--- BEGIN DATA LINES ---
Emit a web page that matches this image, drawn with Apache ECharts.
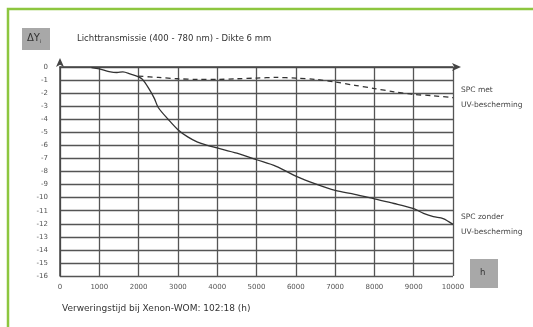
<!DOCTYPE html>
<html>
<head>
<meta charset="utf-8">
<script src="https://cdn.jsdelivr.net/npm/echarts@6/dist/echarts.min.js"></script>
<style>
  html, body { margin: 0; padding: 0; background: #fff; }
  #chart { width: 533px; height: 327px; }
</style>
</head>
<body>
<div id="chart"></div>
<script>
// Lichttransmissie, Delta Yi over verweringstijd (h)
const hoursZonder = [800, 1000, 1250, 1450, 1600, 1800, 2000, 2100, 2250, 2400, 2500, 2750, 3000, 3250, 3500, 3750, 4000, 4500, 5000, 5500, 6000, 6500, 7000, 7500, 8000, 8500, 9000, 9250, 9500, 9750, 10000];
const dyZonder = [-0.05, -0.15, -0.35, -0.42, -0.38, -0.55, -0.75, -0.95, -1.6, -2.4, -3.1, -4.0, -4.8, -5.35, -5.75, -6.0, -6.2, -6.6, -7.1, -7.6, -8.35, -8.95, -9.45, -9.75, -10.1, -10.45, -10.85, -11.2, -11.45, -11.6, -12.05];

const hoursMet = [2000, 2500, 3000, 3500, 4000, 4500, 5000, 5500, 6000, 6500, 7000, 7500, 8000, 8500, 9000, 9500, 10000];
const dyMet = [-0.7, -0.8, -0.9, -0.95, -0.95, -0.9, -0.85, -0.8, -0.85, -0.95, -1.15, -1.4, -1.65, -1.9, -2.1, -2.2, -2.35];

const seriesNames = ['SPC met\nUV-bescherming', 'SPC zonder\nUV-bescherming'];
const titleText = 'Lichttransmissie (400 - 780 nm) - Dikte 6 mm';
const footText = 'Verweringstijd bij Xenon-WOM: 102:18 (h)';

const font = 'DejaVu Sans';
const lineCol = '#333';

const myChart = echarts.init(document.getElementById('chart'), null, {renderer: 'canvas'});
const option = {
  animation: false,
  textStyle: {fontFamily: font},
  title: {
    text: titleText,
    left: 72,
    top: 29,
    textStyle: {fontSize: 8.5, fontWeight: 'normal', color: '#333', fontFamily: font}
  },
  grid: {left: 60, right: 80, top: 67, bottom: 51},
  xAxis: {
    type: 'value',
    min: 0,
    max: 10000,
    interval: 1000,
    axisLine: {
      lineStyle: {color: '#444', width: 1.5},
      symbol: ['none', 'arrow'],
      symbolSize: [6, 9],
      symbolOffset: [0, 8]
    },
    axisTick: {show: false},
    axisLabel: {fontSize: 7, color: '#555', margin: 8, formatter: (v) => String(v)},
    splitLine: {lineStyle: {color: '#555', width: 1.3}}
  },
  yAxis: {
    type: 'value',
    min: -16,
    max: 0,
    interval: 1,
    axisLine: {
      show: true,
      lineStyle: {color: '#444', width: 1.5},
      symbol: ['none', 'arrow'],
      symbolSize: [6, 9],
      symbolOffset: [0, 9]
    },
    axisTick: {show: false},
    axisLabel: {fontSize: 7, color: '#555', margin: 12},
    splitLine: {lineStyle: {color: '#555', width: 1.3}}
  },
  series: [
    {
      name: seriesNames[0],
      type: 'line',
      data: hoursMet.map((h, i) => [h, dyMet[i]]),
      showSymbol: false,
      smooth: 0.3,
      lineStyle: {color: lineCol, width: 1.3, type: [5, 4]},
      endLabel: {
        show: true,
        formatter: '{a}',
        color: '#444',
        fontSize: 7.5,
        lineHeight: 15,
        distance: 8
      }
    },
    {
      name: seriesNames[1],
      type: 'line',
      data: hoursZonder.map((h, i) => [h, dyZonder[i]]),
      showSymbol: false,
      smooth: 0.3,
      lineStyle: {color: lineCol, width: 1.3},
      endLabel: {
        show: true,
        formatter: '{a}',
        color: '#444',
        fontSize: 7.5,
        lineHeight: 15,
        distance: 8
      }
    }
  ],
  graphic: [
    {
      type: 'rect',
      silent: true,
      shape: {x: 8, y: 9, width: 600, height: 400},
      style: {fill: 'none', stroke: '#8dc63f', lineWidth: 2.5}
    },
    {
      type: 'rect',
      shape: {x: 22, y: 28, width: 28, height: 22},
      style: {fill: '#a8a8a8'}
    },
    {
      type: 'text',
      left: 27,
      top: 33,
      style: {
        text: '{m|ΔY}{s|i}',
        rich: {
          m: {fontSize: 10, fill: '#333', fontFamily: font},
          s: {fontSize: 5, fill: '#333', fontFamily: font, padding: [8, 0, 0, 0]}
        }
      }
    },
    {
      type: 'rect',
      shape: {x: 470, y: 259, width: 28, height: 29},
      style: {fill: '#a8a8a8'}
    },
    {
      type: 'text',
      left: 480,
      top: 268,
      style: {text: 'h', fontSize: 8.5, fill: '#333', fontFamily: font}
    },
    {
      type: 'text',
      left: 62,
      top: 304,
      style: {text: footText, fontSize: 9, fill: '#333', fontFamily: font}
    }
  ]
};

myChart.setOption(option);
</script>
</body>
</html>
--- END DATA LINES ---
EXERCISE BRIEF —
Return to the listing above and set it down exactly, leaving out its pictures.

OUTPUT —
Emit a web page that matches this image, drawn with Apache ECharts.
<!DOCTYPE html>
<html>
<head>
<meta charset="utf-8">
<script src="https://cdn.jsdelivr.net/npm/echarts@6/dist/echarts.min.js"></script>
<style>
  html, body { margin: 0; padding: 0; background: #fff; }
  #chart { width: 533px; height: 327px; }
</style>
</head>
<body>
<div id="chart"></div>
<script>
// Lichttransmissie, Delta Yi over verweringstijd (h)
const hoursZonder = [800, 1000, 1250, 1450, 1600, 1800, 2000, 2100, 2250, 2400, 2500, 2750, 3000, 3250, 3500, 3750, 4000, 4500, 5000, 5500, 6000, 6500, 7000, 7500, 8000, 8500, 9000, 9250, 9500, 9750, 10000];
const dyZonder = [-0.05, -0.15, -0.35, -0.42, -0.38, -0.55, -0.75, -0.95, -1.6, -2.4, -3.1, -4.0, -4.8, -5.35, -5.75, -6.0, -6.2, -6.6, -7.1, -7.6, -8.35, -8.95, -9.45, -9.75, -10.1, -10.45, -10.85, -11.2, -11.45, -11.6, -12.05];

const hoursMet = [2000, 2500, 3000, 3500, 4000, 4500, 5000, 5500, 6000, 6500, 7000, 7500, 8000, 8500, 9000, 9500, 10000];
const dyMet = [-0.7, -0.8, -0.9, -0.95, -0.95, -0.9, -0.85, -0.8, -0.85, -0.95, -1.15, -1.4, -1.65, -1.9, -2.1, -2.2, -2.35];

const seriesNames = ['SPC met\nUV-bescherming', 'SPC zonder\nUV-bescherming'];
const titleText = 'Lichttransmissie (400 - 780 nm) - Dikte 6 mm';
const footText = 'Verweringstijd bij Xenon-WOM: 102:18 (h)';

const font = 'DejaVu Sans';
const lineCol = '#333';

const myChart = echarts.init(document.getElementById('chart'), null, {renderer: 'canvas'});
const option = {
  animation: false,
  textStyle: {fontFamily: font},
  title: {
    text: titleText,
    left: 72,
    top: 29,
    textStyle: {fontSize: 8.5, fontWeight: 'normal', color: '#333', fontFamily: font}
  },
  grid: {left: 60, right: 80, top: 67, bottom: 51},
  xAxis: {
    type: 'value',
    min: 0,
    max: 10000,
    interval: 1000,
    axisLine: {
      lineStyle: {color: '#444', width: 1.5},
      symbol: ['none', 'arrow'],
      symbolSize: [6, 9],
      symbolOffset: [0, 8]
    },
    axisTick: {show: false},
    axisLabel: {fontSize: 7, color: '#555', margin: 8, formatter: (v) => String(v)},
    splitLine: {lineStyle: {color: '#555', width: 1.3}}
  },
  yAxis: {
    type: 'value',
    min: -16,
    max: 0,
    interval: 1,
    axisLine: {
      show: true,
      lineStyle: {color: '#444', width: 1.5},
      symbol: ['none', 'arrow'],
      symbolSize: [6, 9],
      symbolOffset: [0, 9]
    },
    axisTick: {show: false},
    axisLabel: {fontSize: 7, color: '#555', margin: 12},
    splitLine: {lineStyle: {color: '#555', width: 1.3}}
  },
  series: [
    {
      name: seriesNames[0],
      type: 'line',
      data: hoursMet.map((h, i) => [h, dyMet[i]]),
      showSymbol: false,
      smooth: 0.3,
      lineStyle: {color: lineCol, width: 1.3, type: [5, 4]},
      endLabel: {
        show: true,
        formatter: '{a}',
        color: '#444',
        fontSize: 7.5,
        lineHeight: 15,
        distance: 8
      }
    },
    {
      name: seriesNames[1],
      type: 'line',
      data: hoursZonder.map((h, i) => [h, dyZonder[i]]),
      showSymbol: false,
      smooth: 0.3,
      lineStyle: {color: lineCol, width: 1.3},
      endLabel: {
        show: true,
        formatter: '{a}',
        color: '#444',
        fontSize: 7.5,
        lineHeight: 15,
        distance: 8
      }
    }
  ],
  graphic: [
    {
      type: 'rect',
      silent: true,
      shape: {x: 8, y: 9, width: 600, height: 400},
      style: {fill: 'none', stroke: '#8dc63f', lineWidth: 2.5}
    },
    {
      type: 'rect',
      shape: {x: 22, y: 28, width: 28, height: 22},
      style: {fill: '#a8a8a8'}
    },
    {
      type: 'text',
      left: 27,
      top: 33,
      style: {
        text: '{m|ΔY}{s|i}',
        rich: {
          m: {fontSize: 10, fill: '#333', fontFamily: font},
          s: {fontSize: 5, fill: '#333', fontFamily: font, padding: [8, 0, 0, 0]}
        }
      }
    },
    {
      type: 'rect',
      shape: {x: 470, y: 259, width: 28, height: 29},
      style: {fill: '#a8a8a8'}
    },
    {
      type: 'text',
      left: 480,
      top: 268,
      style: {text: 'h', fontSize: 8.5, fill: '#333', fontFamily: font}
    },
    {
      type: 'text',
      left: 62,
      top: 304,
      style: {text: footText, fontSize: 9, fill: '#333', fontFamily: font}
    }
  ]
};

myChart.setOption(option);
</script>
</body>
</html>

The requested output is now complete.